Eli Lilly ($LLY) CEO John Lechleiter has done the rounds in Asia with a recent stop in China an occasion for a chat about the company's plans in the Middle Kingdom with China Daily.
Eli Lilly CEO John Lechleiter
Lechleiter told China Daily that things are looking up in China in the diabetes arena.
"We remain focused on implementing our growth plans, which include building a new insulin cartridge-filling plant in Suzhou, a major investment that is well underway, and expanding external alliances with leading Chinese companies, including Innovent, Wuxi and others," Lechleiter told the newspaper.
The Innovent deal was widened in October to include immuno-oncology bispecific antibodies for Innovent in Greater China and for the Indianapolis-based firm outside of the country. It builds on a deal reached in March to co-develop at least three experimental cancer drugs--including one from Lilly's research labs and two from Suzhou-based Innovent--that saw Lilly pay $56 million upfront.
On the biotech front as well, Lilly Asian Ventures has invested in Suzhou-based MabSpace Biosciences on work on antibodies that break the tolerance of the immune system.
Still, there was no mention on more bread-and-butter issues such as whether the once a week Type 2 diabetes treatment Trulicity would make it to China anytime soon, with sales now in Japan and India anchoring the Asian market along with the UAE for the company.
Lilly saw China pharma revenue gain 2% in the fourth quarter, lagging other multinationals such as Pfizer ($PFE) which posted 10% growth and AstraZeneca ($AZN) which gained 10% or Sanofi ($SNY) up 27%.
The sluggish earnings in China were part of an overall 12% drop in emerging market revenues in 2015, according to the Jan. 28 earnings call.

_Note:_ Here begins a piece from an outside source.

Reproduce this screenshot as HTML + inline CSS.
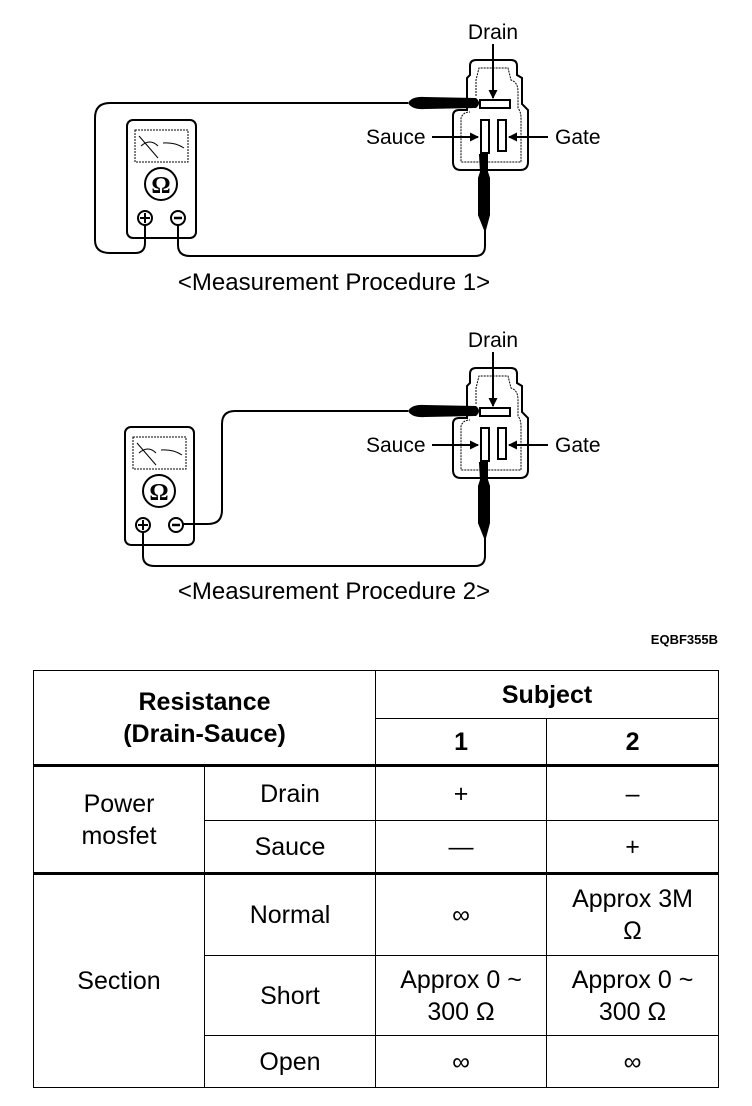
<!DOCTYPE html>
<html><head><meta charset="utf-8"><style>
html,body{margin:0;padding:0;background:#fff}
body{width:752px;height:1106px;position:relative;overflow:hidden;font-family:"Liberation Sans",Arial,sans-serif}
svg{position:absolute;left:0;top:0}
table{position:absolute;left:33px;top:670px;border-collapse:collapse;width:685px;height:418px;table-layout:fixed}
td{border:1.5px solid #000;text-align:center;font-size:25px;padding:0;line-height:32px}
.b{font-weight:bold}
.t{border-top:3px solid #000}
</style></head><body>
<svg width="752" height="1106" viewBox="0 0 752 1106" font-family="Liberation Sans, Arial, sans-serif">
<defs>
<marker id="ah" markerWidth="9" markerHeight="9" refX="8" refY="4.5" orient="auto" markerUnits="userSpaceOnUse"><path d="M0,0 L9,4.5 L0,9 z" fill="#000"/></marker>
<g id="conn">
  <path d="M467,110 L467,78 L470,75 L470,66 Q470,60 476,60 L511,60 Q517,60 517,66 L517,75 L522,78 L522,104 L528,110 L528,162 Q528,170 520,170 L461,170 Q453,170 453,162 L453,116 Q453,110 459,110 Z" fill="none" stroke="#000" stroke-width="2"/>
  <path d="M476,96 L476,80 L479,68 L508,68 L511,80 Q518,82 518,92 L518,108 Q521,112 521,118 L521,162 L461,162 L461,118 Q463,112 470,112" fill="none" stroke="#000" stroke-width="1" stroke-dasharray="2,1"/>
  <rect x="480" y="100" width="30" height="8" fill="#fff" stroke="#000" stroke-width="2"/>
  <rect x="481" y="120" width="8" height="33" fill="#fff" stroke="#000" stroke-width="2"/>
  <rect x="498" y="120" width="8" height="31" fill="#fff" stroke="#000" stroke-width="2"/>
  <text x="493" y="39" font-size="21" text-anchor="middle">Drain</text>
  <line x1="493" y1="44" x2="493" y2="98" stroke="#000" stroke-width="2" marker-end="url(#ah)"/>
  <text x="366" y="144" font-size="21">Sauce</text>
  <line x1="432" y1="137" x2="478" y2="137" stroke="#000" stroke-width="2" marker-end="url(#ah)"/>
  <text x="555" y="144" font-size="21">Gate</text>
  <line x1="548" y1="137" x2="509" y2="137" stroke="#000" stroke-width="2" marker-end="url(#ah)"/>
  <path d="M408,103 Q412,96 425,97 L476,98 Q482,103 476,108 L425,109 Q412,110 408,103 Z" fill="#000"/>
  <path d="M483,154 L483,170 M480,155 L487,155 L487,172 L489,178 L489,215 L485,230 L479,215 L479,178 L481,172 Z" fill="#000" stroke="#000" stroke-width="2"/>
</g>
<g id="meter">
  <rect x="127" y="120" width="69" height="118" rx="6" fill="#fff" stroke="#000" stroke-width="2"/>
  <rect x="135" y="130" width="53" height="32" fill="none" stroke="#000" stroke-width="1" stroke-dasharray="2,1"/>
  <path d="M139,136 L158,158 M141,146 Q150,138 158,146 M163,143 Q175,142 184,148" stroke="#000" stroke-width="1" fill="none"/>
  <circle cx="161" cy="184" r="16" fill="none" stroke="#000" stroke-width="2"/>
  <text x="161" y="193" font-size="24" font-weight="bold" text-anchor="middle" font-family="Liberation Serif, serif">Ω</text>
  <circle cx="145" cy="218" r="7" fill="none" stroke="#000" stroke-width="2"/>
  <path d="M140,218 L150,218 M145,213 L145,223" stroke="#000" stroke-width="2"/>
  <circle cx="178" cy="218" r="7" fill="none" stroke="#000" stroke-width="2"/>
  <path d="M174,218 L182,218" stroke="#000" stroke-width="2.5"/>
</g>
</defs>
<use href="#conn"/>
<use href="#meter"/>
<path d="M408,103 L110,103 Q95,103 95,118 L95,240 Q95,253 110,253 L135,253 Q145,253 145,243 L145,225" fill="none" stroke="#000" stroke-width="2"/>
<path d="M178,225 L178,245 Q178,256 190,256 L475,256 Q485,256 485,246 L485,230" fill="none" stroke="#000" stroke-width="2"/>
<text x="334" y="290" font-size="24" text-anchor="middle">&lt;Measurement Procedure 1&gt;</text>

<g transform="translate(0,308)"><use href="#conn"/></g>
<g transform="translate(-2,307)"><use href="#meter"/></g>
<path d="M408,411 L235,411 Q222,411 222,424 L222,510 Q222,524 208,524 L183,524" fill="none" stroke="#000" stroke-width="2"/>
<path d="M143,532 L143,556 Q143,566 155,566 L475,566 Q485,566 485,556 L485,538" fill="none" stroke="#000" stroke-width="2"/>
<text x="334" y="599" font-size="24" text-anchor="middle">&lt;Measurement Procedure 2&gt;</text>
<text x="718" y="644" font-size="13" font-weight="bold" text-anchor="end">EQBF355B</text>
</svg>
<table>
<colgroup><col style="width:171px"><col style="width:171px"><col style="width:171px"><col style="width:172px"></colgroup>
<tr style="height:48px"><td colspan="2" rowspan="2" class="b">Resistance<br>(Drain-Sauce)</td><td colspan="2" class="b">Subject</td></tr>
<tr style="height:47px"><td class="b">1</td><td class="b">2</td></tr>
<tr style="height:55px"><td rowspan="2" class="t">Power<br>mosfet</td><td class="t">Drain</td><td class="t">+</td><td class="t">–</td></tr>
<tr style="height:53px"><td>Sauce</td><td>—</td><td>+</td></tr>
<tr style="height:82px"><td rowspan="3" class="t">Section</td><td class="t">Normal</td><td class="t">∞</td><td class="t">Approx 3M<br>Ω</td></tr>
<tr style="height:80px"><td>Short</td><td>Approx 0 ~<br>300 Ω</td><td>Approx 0 ~<br>300 Ω</td></tr>
<tr style="height:52px"><td>Open</td><td>∞</td><td>∞</td></tr>
</table>
</body></html>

In China particularly, Chito Zulueta, president of emerging markets, the "prognosis is, we will continue to see about a 4% to 5% market growth in China, which is what we had in 2015. And that will continue perhaps in 2016."

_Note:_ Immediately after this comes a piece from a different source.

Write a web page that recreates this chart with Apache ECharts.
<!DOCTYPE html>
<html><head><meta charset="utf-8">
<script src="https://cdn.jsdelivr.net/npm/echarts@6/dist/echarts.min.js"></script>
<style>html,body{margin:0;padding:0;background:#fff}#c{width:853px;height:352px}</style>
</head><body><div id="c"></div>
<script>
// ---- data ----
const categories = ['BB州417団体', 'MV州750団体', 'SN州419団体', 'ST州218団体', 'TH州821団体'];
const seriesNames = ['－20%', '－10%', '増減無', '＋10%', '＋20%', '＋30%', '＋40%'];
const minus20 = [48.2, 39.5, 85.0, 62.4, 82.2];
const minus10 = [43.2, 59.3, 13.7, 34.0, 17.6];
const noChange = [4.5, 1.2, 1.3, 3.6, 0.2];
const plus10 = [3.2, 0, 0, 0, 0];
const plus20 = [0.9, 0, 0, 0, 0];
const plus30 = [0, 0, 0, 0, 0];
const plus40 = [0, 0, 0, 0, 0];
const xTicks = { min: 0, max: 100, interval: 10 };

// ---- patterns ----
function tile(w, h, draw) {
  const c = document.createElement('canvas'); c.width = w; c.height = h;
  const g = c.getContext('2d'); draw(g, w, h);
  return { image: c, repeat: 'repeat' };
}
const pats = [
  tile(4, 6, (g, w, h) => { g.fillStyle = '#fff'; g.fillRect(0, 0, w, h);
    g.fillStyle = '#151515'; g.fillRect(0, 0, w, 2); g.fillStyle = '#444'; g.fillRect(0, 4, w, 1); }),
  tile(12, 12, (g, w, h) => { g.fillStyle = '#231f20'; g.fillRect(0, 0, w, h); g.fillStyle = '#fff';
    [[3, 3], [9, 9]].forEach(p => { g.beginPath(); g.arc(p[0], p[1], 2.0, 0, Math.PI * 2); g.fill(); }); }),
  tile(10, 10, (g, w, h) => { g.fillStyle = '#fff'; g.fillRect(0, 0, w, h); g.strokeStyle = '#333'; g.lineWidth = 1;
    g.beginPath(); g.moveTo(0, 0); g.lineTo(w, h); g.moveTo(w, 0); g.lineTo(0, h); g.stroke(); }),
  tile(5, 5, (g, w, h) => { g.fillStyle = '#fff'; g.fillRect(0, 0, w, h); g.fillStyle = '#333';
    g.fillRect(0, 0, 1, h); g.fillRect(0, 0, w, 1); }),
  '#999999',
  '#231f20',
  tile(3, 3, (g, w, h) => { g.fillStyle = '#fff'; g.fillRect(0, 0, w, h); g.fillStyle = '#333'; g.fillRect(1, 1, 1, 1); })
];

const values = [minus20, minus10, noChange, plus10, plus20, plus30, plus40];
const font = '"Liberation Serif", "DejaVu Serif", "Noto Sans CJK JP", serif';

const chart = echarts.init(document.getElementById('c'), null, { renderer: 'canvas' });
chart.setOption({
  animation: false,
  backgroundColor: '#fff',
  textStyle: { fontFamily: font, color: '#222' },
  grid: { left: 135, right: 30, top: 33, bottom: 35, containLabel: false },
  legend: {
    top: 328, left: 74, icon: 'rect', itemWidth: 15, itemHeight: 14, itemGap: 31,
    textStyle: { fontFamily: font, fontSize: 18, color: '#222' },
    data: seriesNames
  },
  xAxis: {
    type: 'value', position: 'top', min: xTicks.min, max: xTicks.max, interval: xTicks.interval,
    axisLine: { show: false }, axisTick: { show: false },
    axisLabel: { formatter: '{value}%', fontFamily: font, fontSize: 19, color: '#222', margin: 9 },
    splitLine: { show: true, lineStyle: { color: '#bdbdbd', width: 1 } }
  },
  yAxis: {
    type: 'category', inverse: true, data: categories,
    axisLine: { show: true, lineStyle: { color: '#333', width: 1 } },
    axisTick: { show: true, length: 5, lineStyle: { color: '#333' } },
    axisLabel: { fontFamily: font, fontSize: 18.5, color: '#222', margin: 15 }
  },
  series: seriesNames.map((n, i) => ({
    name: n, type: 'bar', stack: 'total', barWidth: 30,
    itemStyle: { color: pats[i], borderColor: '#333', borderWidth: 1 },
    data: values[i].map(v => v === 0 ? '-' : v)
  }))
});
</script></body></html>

The interview with China Daily follows reports in the Korea Herald that Lechleiter visited South Korea's Samsung Bioepis, sparking off speculation of a partnership on biosimilars.
Lechleiter brushed aside the talk, but it is worth noting a foray into the field that saw it win U.S. FDA approval for a Boehringer Ingelheim-partnered version of Sanofi's Lantus last year.